While appearing on The Ed Block CourageCast, Steelers wide receiver Calvin Austin III put it bluntly that the offense has been the side of the ball that has been letting the team down. It is not like Omar Khan and his predecessor Kevin Colbert have avoided trying to fix that side of the ball. They have drafted numerous offensive players in recent years, but don't have a ton to show for it, to be honest.
Read this quote from Austin in its entirety, and don't tell me that he is sick of the same ole, same ole.
"I feel like a lot of times when we look at the Steelers, it's all about relying on our defense. And we have a top-notch defense, of course, but we gotta be the ones. We can't always be like, 'okay, the defense did this, the defense needs to, if they would've stopped them one more time.' No, the offense, we need to be the ones that the team can count on that can score those points. For us, I know if we get that offense and defense together, then you can really start to be serious about making a run at things."
Moving on from the ineffective combination of Kenny Pickett and Matt Canada was the right call for the Steelers to make. While adding Arthur Smith as the new offensive coordinator, as well as Russell Wilson and Justin Fields to the quarterback room certainly moved the needle, that is a lot of moving pieces. I think the right combination can get the Steelers to 11 or 12 wins this season, but that is it.
No matter how you slice it, Austin is completely right in this. The entire offense must step up big time.

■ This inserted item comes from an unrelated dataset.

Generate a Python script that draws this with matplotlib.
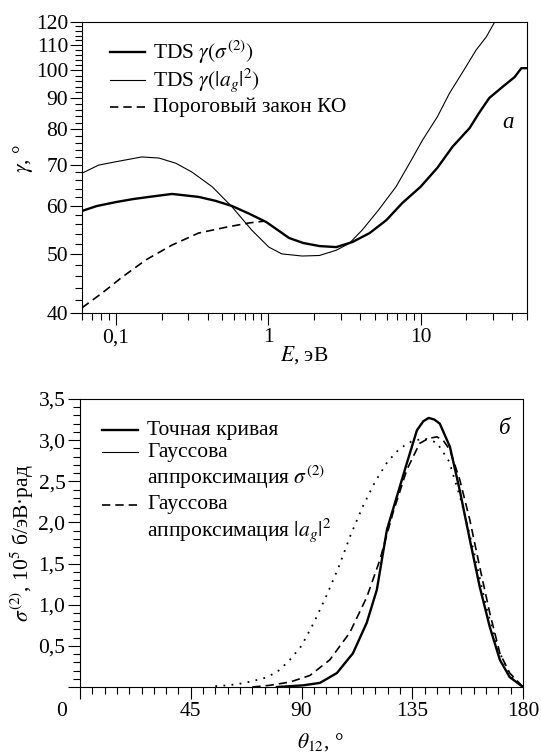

Calvin Austin III calls out entire Pittsburgh Steelers offense to play better
Even when the Steelers were humming offensively at the tail-end of Ben Roethlisberger's prime, other organizational issues got in the way of the Steelers being successful to their standard. This is a franchise that measures success based on if a team won a Super Bowl or not. The Steelers last won one in 2008 and last went to one in 2010. We are more than a decade removed from either of those.
I wouldn't go as far as to say Austin is calling the kettle black, but we all knew what he was saying to be true. For whatever reason, the right combination of run, throw and defense has not manifested perfectly in Pittsburgh in quite some time. The two mainstays are ownership and head coach Mike Tomlin. To me, I think they are the biggest culprits in this, but others are partly to blame in this as well.
Ultimately, you have to have hope that Smith's ground-heavy offensive attack will give this Steelers offense an identity it has long been searching for. To be quite frank, I think on paper it pairs quite nicely with Tomlin's defensive ethos he has helped build this franchise around. Of course, an evolving passing game was often Smith's bugaboo when he was the head coach of the Atlanta Falcons.
Smith is either going to fit Pittsburgh like a glove, or it will be another grease fire at The Confluence.